EXERCISE DESCRIPTION:
Write the lines out again, from the top of the material to the line containing "from matplotlib.lines import Line2D", pictures excluded.

COLLECTED DATA:

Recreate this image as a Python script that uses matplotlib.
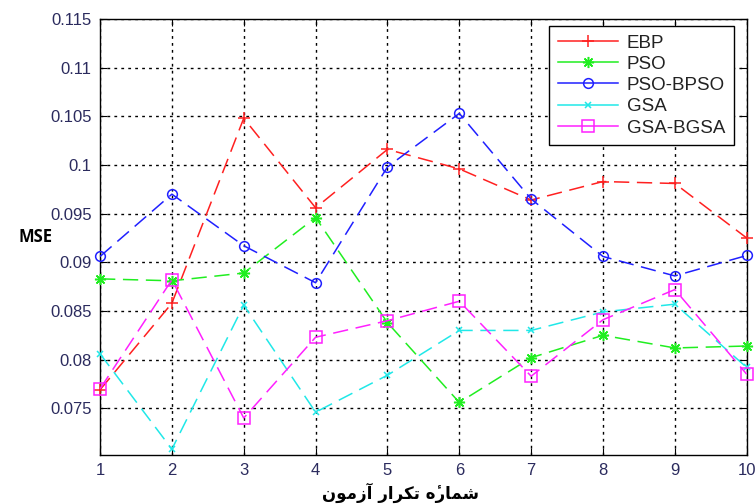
import numpy as np
import matplotlib
matplotlib.use("Agg")
import matplotlib.pyplot as plt
from matplotlib.lines import Line2D

# data
runs = list(range(1, 11))
ebp = [0.0769, 0.0858, 0.1048, 0.0956, 0.1016, 0.0996, 0.0964, 0.0983, 0.0981, 0.0925]
pso = [0.0883, 0.0881, 0.0889, 0.0946, 0.0838, 0.0756, 0.0802, 0.0825, 0.0812, 0.0814]
pso_bpso = [0.0906, 0.0970, 0.0917, 0.0879, 0.0998, 0.1053, 0.0965, 0.0906, 0.0886, 0.0907]
gsa = [0.0806, 0.0708, 0.0856, 0.0746, 0.0784, 0.0830, 0.0830, 0.0849, 0.0857, 0.0792]
gsa_bgsa = [0.0770, 0.0882, 0.0740, 0.0823, 0.0840, 0.0860, 0.0783, 0.0841, 0.0872, 0.0785]
yticks = [0.075, 0.08, 0.085, 0.09, 0.095, 0.1, 0.105, 0.11, 0.115]
ytick_labels = ["0.075", "0.08", "0.085", "0.09", "0.095", "0.1", "0.105", "0.11", "0.115"]

# x label in Persian, presentation forms laid out left to right
w1 = "\uFEE9\u0654" + "\uFEAD\uFE8E\uFEE4\uFEB7"   # shomare (visual order)
w2 = "\uFEAD\uFE8D\uFEAE\uFB91\uFE97"              # tekrar (visual order)
w3 = "\uFEE5\uFEEE\uFEE3\uFEAF\uFE81"              # azmoon (visual order)
xlabel = w3 + " " + w2 + " " + w1

series = [
    ("EBP", ebp, "#ff2020", "+", 9),
    ("PSO", pso, "#20ee20", (8, 2, 0), 8),
    ("PSO-BPSO", pso_bpso, "#2020ff", "o", 7),
    ("GSA", gsa, "#20e8e8", "x", 5),
    ("GSA-BGSA", gsa_bgsa, "#ff20ff", "s", 8),
]

plt.rcParams["font.family"] = ["Liberation Sans", "DejaVu Sans"]

fig = plt.figure(figsize=(7.55, 5.04), dpi=100)
ax = fig.add_axes([0.1325, 0.0972, 0.8565, 0.8651])

handles = []
for name, vals, col, mk, ms in series:
    ax.plot(runs, vals, color=col, marker=mk, markersize=ms, markerfacecolor="none",
            markeredgecolor=col, markeredgewidth=1.1, linewidth=1.1,
            linestyle=(0, (10, 5)), clip_on=False, zorder=3)
    handles.append(Line2D([], [], color=col, marker=mk, markersize=ms, markerfacecolor="none",
                          markeredgecolor=col, markeredgewidth=1.1, linewidth=1.1, label=name))

ax.set_xlim(1, 10)
ax.set_ylim(0.0702, 0.115)
ax.set_xticks(runs)
ax.set_yticks(yticks)
ax.set_yticklabels(ytick_labels)
ax.tick_params(direction="in", length=5, labelsize=12, labelcolor="#2b2b5e",
               top=True, right=True, pad=6)
ax.grid(True, color="black", linestyle=(0, (2, 3)), linewidth=1.0)
for sp in ax.spines.values():
    sp.set_linewidth(1.0)

leg = ax.legend(handles=handles, loc="upper right", bbox_to_anchor=(0.98, 0.984),
                fontsize=13.5, handlelength=3.2, borderaxespad=0, labelspacing=0.22,
                fancybox=False, framealpha=1, edgecolor="black", borderpad=0.45,
                handletextpad=0.5)
leg.get_frame().set_linewidth(1.0)
for t in leg.get_texts():
    t.set_color("#222222")

fig.text(0.047, 1 - 237 / 504, "MSE", fontsize=12, fontweight="bold",
         family=["Open Sans", "DejaVu Sans"], ha="center", va="center")
fig.text(400 / 755, 1 - 493 / 504, xlabel, fontsize=12, fontweight="bold",
         family=["DejaVu Sans"], ha="center", va="center")

fig.savefig("out.png", dpi=100)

WRITTEN RESPONSE:
Recreate this image as a Python script that uses matplotlib.
import numpy as np
import matplotlib
matplotlib.use("Agg")
import matplotlib.pyplot as plt
from matplotlib.lines import Line2D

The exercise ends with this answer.